Nei lunghi mesi in cui il confronto culturale ticinese, già fioco di suo, è soffocato dalla pandemia che ci pervade, ecco un saggio di storia che evoca il lungo e tribolato percorso della libertà di pensiero nel rispetto delle idee di ognuno. Parla di Emilio Bossi (1870-1920) che di quella battaglia permeò l’intera sua vita di politico, magistrato, giornalista. E proprio a un giornalista di lungo corso, Edy Bernasconi, è stato affidato il mandato di ricostruire in modo critico le vicende di Milesbo – così si firmava Bossi – nato a Bruzella nella notte tra il 31 dicembre 1870 e il primo gennaio 1871, “a mezzanotte appena spirata, mentre la campana grossa del piccolo villaggio squillava annunciando il nuovo anno”, ebbe modo di ricordare un suo conterraneo.
Chissà se il suono delle medesime campane echeggiò il giorno in cui, nel 1931 fu inaugurata, all’ingresso del paese – appena una decina d’anni dopo la sua scomparsa! – la statua in cui lo immortalò lo scultore Apollonio Pessina. Domanda forse sciocca; ma, volendo semplificare, la “squilla” che da secoli in cima ai campanili segna lo scorrere del tempo in ogni nostro paese, nell’epoca di Milesbo – a cavallo tra Ottocento e Novecento – era il simbolo dell’istituzione che governava il comune pensiero. Al quale dovevano confrontarsi, e spesso inchinarsi, anche i molti, come Emilio Bossi, che alla religione non credevano assolutamente. Ma se la maggior parte di chi non frequentava la chiesa doveva accontentarsi di mormorare, Bossi andò a fondo di queste convinzioni, scrivendo quel “Gesù Cristo non è mai esistito” che interrogò non poco chi teneva ben salde nelle mani le redini del potere e il controllo sulle coscienze dei cittadini.

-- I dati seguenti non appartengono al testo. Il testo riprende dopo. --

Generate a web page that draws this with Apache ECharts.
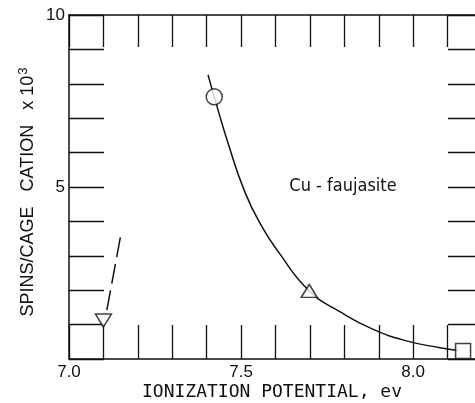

“Quella era una stagione di grandi speranze per l’umanità, legate all’estendersi delle conoscenze scientifiche e all’impetuoso sviluppo tecnologico dovuto alla rivoluzione industriale; il pensiero filosofico non poteva non essere influenzato da tali sconvolgimenti in una corrente, quella del positivismo, nella quale Milesbo sembra attingere a piene mani”, scrive Edy Bernasconi.
L’autore del saggio, intitolato “Libertà e laicità”, ha avuto l’attenzione di collocare il pensiero di Bossi nel contesto storico, culturale e politico dell’epoca, dando risalto anche a altre figure a lui vicine nel pensiero, Giovan Battista Quadri, Vincenzo Dalberti, Stefano Franscini, Carlo Battaglini, Guglielmo Canevascini… “Ho cercato di rimanere lontano dalla lettura celebrativa. Il suo concetto di laicità non parte da posizioni anticlericali o di ateismo sui generis ma dalla necessità di separare stato e chiesa; Bossi pose riflessioni significative anche sui concetti di patria e neutralità, battendosi per il rinnovamento del pensiero liberale, per indirizzarlo anche verso la dimensione sociale”, spiega Edy Bernasconi. Il giornalista si è a lungo occupato di queste tematiche durante il suo impegno professionale, accanto alla cronaca, scrivendo per il Giornale del Popolo, Il Dovere, La Regione, quotidiano che l’ha pure avuto per un decennio quale corrispondente da Berna.
L’autore ha ricevuto il mandato dall’Associazione Ticinese di Cremazione che ha deciso di intitolare il Tempio di Lugano a Emilio Bossi (l’annuncio fra qualche giorno). Fu lui, quasi un secolo fa, il 4 novembre 1913, a tenere il discorso ufficiale in occasione della posa della prima pietra del Tempio, dopo la sentenza del Tribunale federale che respinse il ricorso inoltrato da esponenti del Partito conservatore contro la cremazione. Nel saggio, appena pubblicato da FontanaEdizioni, Edy Bernasconi evoca le parole taglienti che Bossi ebbe per quella Chiesa che, più tardi, ammise gradualmente una pratica diventata comune nella società civile; tanto che da qualche anno anche il Mendrisiotto dispone di un tempio funzionale, sobrio e accogliente per il commiato dai nostri cari, situato a Chiasso, in cui fra le vie principali c’è pure da tempo immemore quella intitolata al libero pensatore di Bruzella.